Is it any wonder, then, that the world thinks her extravagant in both directions at once; that the world turns away on Good Friday from the unutterable depths of her sorrow, and on Easter Day from the unscalable heights of her joy, calling the one morbid and the other hysterical? For what does the world know of such passions as these? What, after all, can the sensualist know of joy, or the ruined financier of sorrow? And what can the moderate, self-controlled, self-respecting man of the world know of either?

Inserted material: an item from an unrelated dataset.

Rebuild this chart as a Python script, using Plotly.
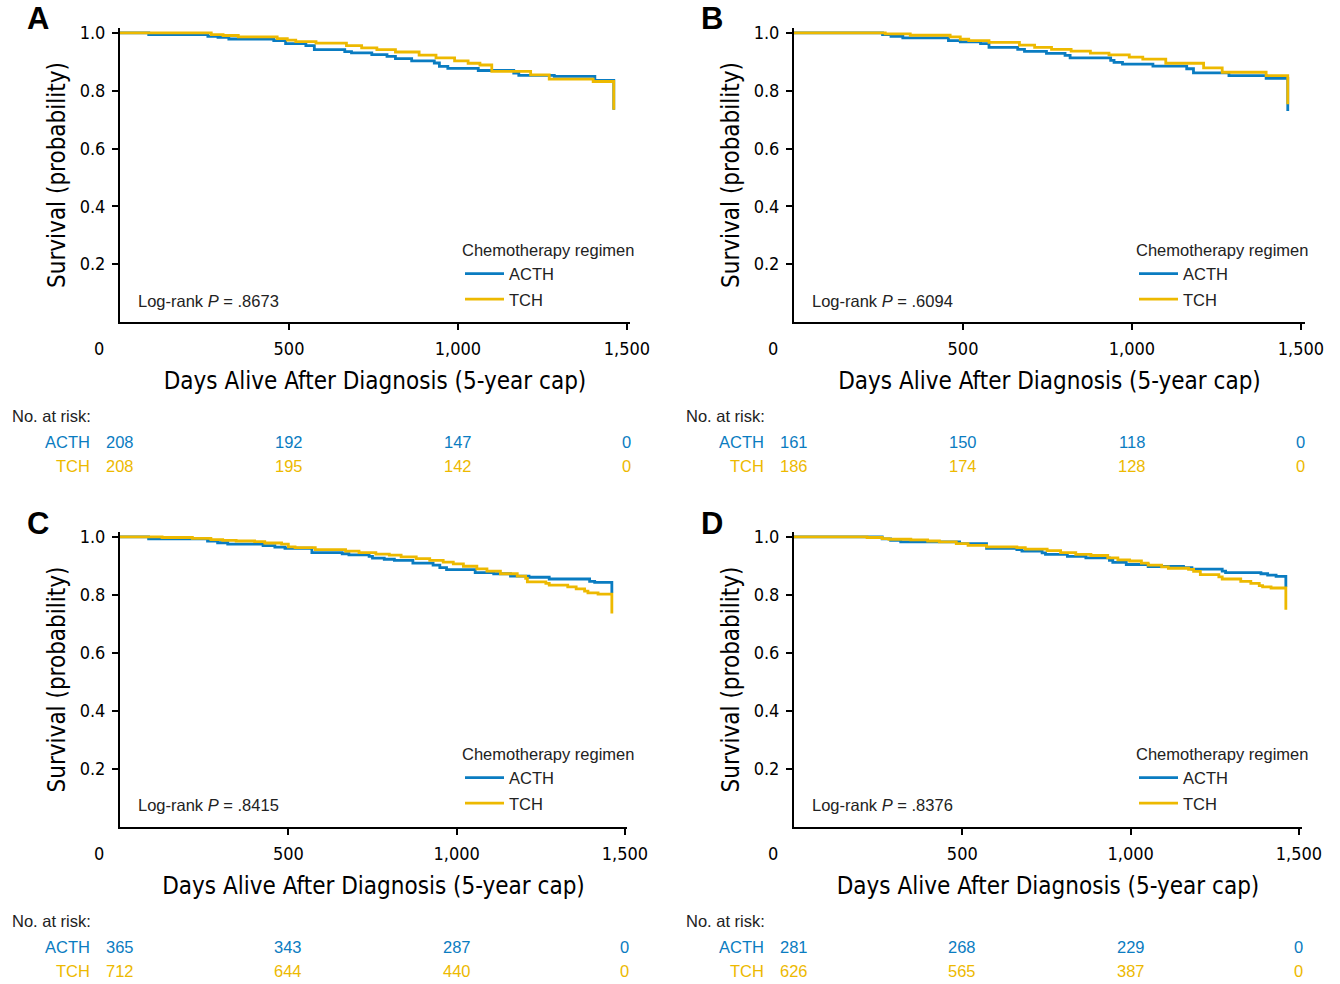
import plotly.graph_objects as go

# ---------------- data ----------------
panel_ids = ["A", "B", "C", "D"]
groups = ["ACTH", "TCH"]

A_ACTH_t = [0, 85, 260, 290, 322, 455, 490, 550, 575, 665, 685, 745, 790, 815, 863, 930, 945, 970, 1060, 1165, 1180, 1285, 1405, 1461]
A_ACTH_s = [1.0, 0.994, 0.988, 0.985, 0.979, 0.973, 0.963, 0.956, 0.942, 0.935, 0.931, 0.925, 0.919, 0.911, 0.903, 0.896, 0.884, 0.877, 0.870, 0.861, 0.853, 0.850, 0.836, 0.734]
A_TCH_t = [0, 270, 305, 350, 465, 495, 520, 580, 670, 715, 760, 815, 885, 935, 990, 1030, 1065, 1100, 1215, 1270, 1400, 1461]
A_TCH_s = [1.0, 0.994, 0.991, 0.986, 0.980, 0.975, 0.970, 0.965, 0.956, 0.948, 0.942, 0.934, 0.923, 0.914, 0.903, 0.895, 0.889, 0.867, 0.855, 0.840, 0.832, 0.734]

B_ACTH_t = [0, 262, 287, 322, 457, 492, 552, 577, 662, 682, 747, 802, 817, 937, 947, 972, 1062, 1162, 1182, 1287, 1397, 1461]
B_ACTH_s = [1.0, 0.994, 0.988, 0.983, 0.973, 0.969, 0.963, 0.950, 0.943, 0.936, 0.929, 0.922, 0.914, 0.905, 0.898, 0.892, 0.885, 0.876, 0.862, 0.852, 0.843, 0.730]
B_TCH_t = [0, 270, 344, 462, 492, 517, 577, 667, 712, 762, 820, 877, 932, 992, 1032, 1100, 1212, 1267, 1397, 1461]
B_TCH_s = [1.0, 0.997, 0.992, 0.986, 0.978, 0.973, 0.967, 0.958, 0.950, 0.943, 0.937, 0.930, 0.924, 0.916, 0.909, 0.895, 0.879, 0.864, 0.852, 0.753]

C_ACTH_t = [0, 85, 260, 290, 320, 425, 460, 490, 570, 660, 680, 740, 750, 785, 815, 870, 930, 950, 970, 1055, 1110, 1160, 1215, 1275, 1395, 1410, 1461]
C_ACTH_s = [1.0, 0.993, 0.986, 0.980, 0.975, 0.970, 0.965, 0.961, 0.946, 0.942, 0.938, 0.933, 0.927, 0.923, 0.919, 0.910, 0.903, 0.894, 0.887, 0.877, 0.873, 0.865, 0.861, 0.855, 0.847, 0.843, 0.807]
C_TCH_t = [0, 125, 215, 270, 305, 345, 400, 430, 480, 500, 520, 580, 670, 710, 760, 800, 835, 880, 920, 960, 990, 1020, 1060, 1090, 1130, 1180, 1205, 1210, 1265, 1275, 1330, 1355, 1380, 1390, 1420, 1461]
C_TCH_s = [1.0, 0.998, 0.995, 0.991, 0.988, 0.986, 0.984, 0.979, 0.975, 0.966, 0.963, 0.956, 0.951, 0.946, 0.941, 0.937, 0.931, 0.925, 0.919, 0.913, 0.907, 0.899, 0.890, 0.882, 0.873, 0.865, 0.857, 0.845, 0.840, 0.834, 0.828, 0.821, 0.813, 0.807, 0.803, 0.736]

D_ACTH_t = [0, 262, 287, 317, 492, 572, 662, 677, 737, 747, 812, 867, 937, 947, 987, 1052, 1157, 1182, 1272, 1282, 1387, 1407, 1432, 1461]
D_ACTH_s = [1.0, 0.993, 0.988, 0.983, 0.977, 0.961, 0.956, 0.951, 0.945, 0.940, 0.933, 0.928, 0.919, 0.912, 0.905, 0.898, 0.894, 0.889, 0.882, 0.877, 0.873, 0.868, 0.864, 0.827]
D_TCH_t = [0, 217, 262, 282, 347, 397, 432, 482, 517, 572, 662, 687, 752, 792, 837, 882, 932, 962, 997, 1032, 1052, 1092, 1112, 1172, 1187, 1207, 1262, 1272, 1327, 1357, 1382, 1392, 1417, 1461]
D_TCH_s = [1.0, 0.998, 0.994, 0.992, 0.990, 0.986, 0.983, 0.977, 0.971, 0.966, 0.963, 0.958, 0.953, 0.946, 0.940, 0.936, 0.928, 0.921, 0.917, 0.910, 0.903, 0.897, 0.892, 0.888, 0.881, 0.870, 0.862, 0.855, 0.847, 0.840, 0.832, 0.828, 0.824, 0.749]

risk_times = [0, 500, 1000, 1500]
A_risk_ACTH = [208, 192, 147, 0]
A_risk_TCH = [208, 195, 142, 0]
B_risk_ACTH = [161, 150, 118, 0]
B_risk_TCH = [186, 174, 128, 0]
C_risk_ACTH = [365, 343, 287, 0]
C_risk_TCH = [712, 644, 440, 0]
D_risk_ACTH = [281, 268, 229, 0]
D_risk_TCH = [626, 565, 387, 0]

p_values = [".8673", ".6094", ".8415", ".8376"]

x_ticks = [500, 1000, 1500]
x_ticktext = ["500", "1,000", "1,500"]
y_ticks = [0.2, 0.4, 0.6, 0.8, 1.0]
y_ticktext = ["0.2", "0.4", "0.6", "0.8", "1.0"]

x_title = "Days Alive After Diagnosis (5-year cap)"
y_title = "Survival (probability)"
legend_title = "Chemotherapy regimen"

curves = {
    "A": [(A_ACTH_t, A_ACTH_s), (A_TCH_t, A_TCH_s)],
    "B": [(B_ACTH_t, B_ACTH_s), (B_TCH_t, B_TCH_s)],
    "C": [(C_ACTH_t, C_ACTH_s), (C_TCH_t, C_TCH_s)],
    "D": [(D_ACTH_t, D_ACTH_s), (D_TCH_t, D_TCH_s)],
}
risks = {
    "A": [A_risk_ACTH, A_risk_TCH],
    "B": [B_risk_ACTH, B_risk_TCH],
    "C": [C_risk_ACTH, C_risk_TCH],
    "D": [D_risk_ACTH, D_risk_TCH],
}

# ---------------- style / layout ----------------
W, H = 1340, 984
COLORS = ["#0A7CC1", "#EDB900"]
COND = "Liberation Sans Narrow, Arial Narrow, DejaVu Sans Condensed, sans-serif"
REG = "Liberation Sans, Arial, Helvetica, sans-serif"
FS = 16.5

# plot boxes in pixels: left, right, top, bottom ; x max of axis
boxes = {
    "A": (120, 630, 28, 322, 1509),
    "B": (794, 1305, 28, 322, 1512),
    "C": (120, 627, 532, 827, 1506),
    "D": (794, 1302, 532, 827, 1509),
}


def px(x):
    return x / W


def py(y):
    return 1 - y / H


fig = go.Figure()
annotations = []
layout = {}

for i, pid in enumerate(panel_ids):
    L, R, T, B, xmax = boxes[pid]
    sfx = "" if i == 0 else str(i + 1)
    xa, ya = "x" + sfx, "y" + sfx
    leg = "legend" + sfx

    for g, (t, s) in enumerate(curves[pid]):
        fig.add_trace(go.Scatter(
            x=t, y=s, mode="lines", line=dict(color=COLORS[g], width=2.8, shape="hv"),
            name=groups[g], xaxis=xa, yaxis=ya, legend=leg, legendgroup=pid + groups[g],
            hoverinfo="skip",
        ))

    layout["xaxis" + sfx] = dict(
        domain=[px(L), px(R)], range=[0, xmax], anchor=ya,
        showline=True, linecolor="black", linewidth=2, mirror=False,
        ticks="outside", ticklen=6, tickwidth=1.5, tickcolor="black",
        tickvals=x_ticks, ticktext=x_ticktext, ticklabelstandoff=3,
        tickfont=dict(family=COND, size=18, color="black"),
        showgrid=False, zeroline=False, automargin=False, fixedrange=True,
        title=dict(text=x_title, font=dict(family=COND, size=24, color="black"), standoff=15),
    )
    layout["yaxis" + sfx] = dict(
        domain=[py(B), py(T)], range=[0, 1.017], anchor=xa,
        showline=True, linecolor="black", linewidth=2,
        ticks="outside", ticklen=6, tickwidth=1.5, tickcolor="black",
        tickvals=y_ticks, ticktext=y_ticktext, ticklabelstandoff=3,
        tickfont=dict(family=COND, size=18, color="black"),
        showgrid=False, zeroline=False, automargin=False, fixedrange=True,
        title=dict(text=y_title, font=dict(family=COND, size=24, color="black"), standoff=7),
    )
    layout[leg] = dict(
        x=px(L + 340), y=py(T + 207), xanchor="left", yanchor="top",
        bgcolor="rgba(0,0,0,0)", borderwidth=0,
        title=dict(text=legend_title, font=dict(family=REG, size=FS, color="#222")),
        font=dict(family=REG, size=FS, color="#222"),
        tracegroupgap=1, itemwidth=39,
    )

    # panel letter
    annotations.append(dict(
        text="<b>%s</b>" % pid, x=px(L - 82), y=py(T - 9), xref="paper", yref="paper",
        showarrow=False, xanchor="center", yanchor="middle",
        font=dict(family=REG, size=31, color="black"),
    ))
    # "0" tick label (offset left of axis)
    annotations.append(dict(
        text="0", x=px(L - 21), y=py(B + 26), xref="paper", yref="paper",
        showarrow=False, xanchor="center", yanchor="middle",
        font=dict(family=COND, size=18, color="black"),
    ))
    # log-rank
    annotations.append(dict(
        text="Log-rank <i>P</i> = %s" % p_values[i], x=px(L + 16), y=py(T + 273),
        xref="paper", yref="paper", showarrow=False, xanchor="left", yanchor="middle",
        font=dict(family=REG, size=FS, color="#222"),
    ))
    # risk table
    annotations.append(dict(
        text="No. at risk:", x=px(L - 110), y=py(B + 94), xref="paper", yref="paper",
        showarrow=False, xanchor="left", yanchor="middle",
        font=dict(family=REG, size=FS, color="#222"),
    ))
    for g in range(2):
        yy = py(B + 120 + 24 * g)
        annotations.append(dict(
            text=groups[g], x=px(L - 28), y=yy, xref="paper", yref="paper",
            showarrow=False, xanchor="right", yanchor="middle",
            font=dict(family=REG, size=FS, color=COLORS[g]),
        ))
        for tv, n in zip(risk_times, risks[pid][g]):
            annotations.append(dict(
                text=str(n), x=tv, y=yy, xref=xa, yref="paper",
                showarrow=False, xanchor="center", yanchor="middle",
                font=dict(family=REG, size=FS, color=COLORS[g]),
            ))

fig.update_layout(
    width=W, height=H, margin=dict(l=0, r=0, t=0, b=0),
    paper_bgcolor="white", plot_bgcolor="white",
    annotations=annotations, **layout,
)

fig.write_html(
    "out.html",
    config={"displayModeBar": False, "staticPlot": False},
    post_script="document.body.style.margin='0px';document.documentElement.style.overflow='hidden';document.body.style.overflow='hidden';",
)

Lastly, then, in the Paradox of Love, the Church holds both these passions, at full blast, both at once. As human love turns joy into pain and suffers in the midst of ecstasy, so Divine Love turns pain into joy and exults and reigns upon the Cross. For the Church is more than the Majesty of God reigning on earth, more than the passionless love of the Eternal; she is the Very Sacred Heart of Christ Himself, the Eternal united with Man, and both suffering and rejoicing through that union. It is His bliss which she at once experiences and extends, in virtue of her identity with Him; and in the midst of a fallen world it is the supremest bliss of that Sacred Heart to suffer pain.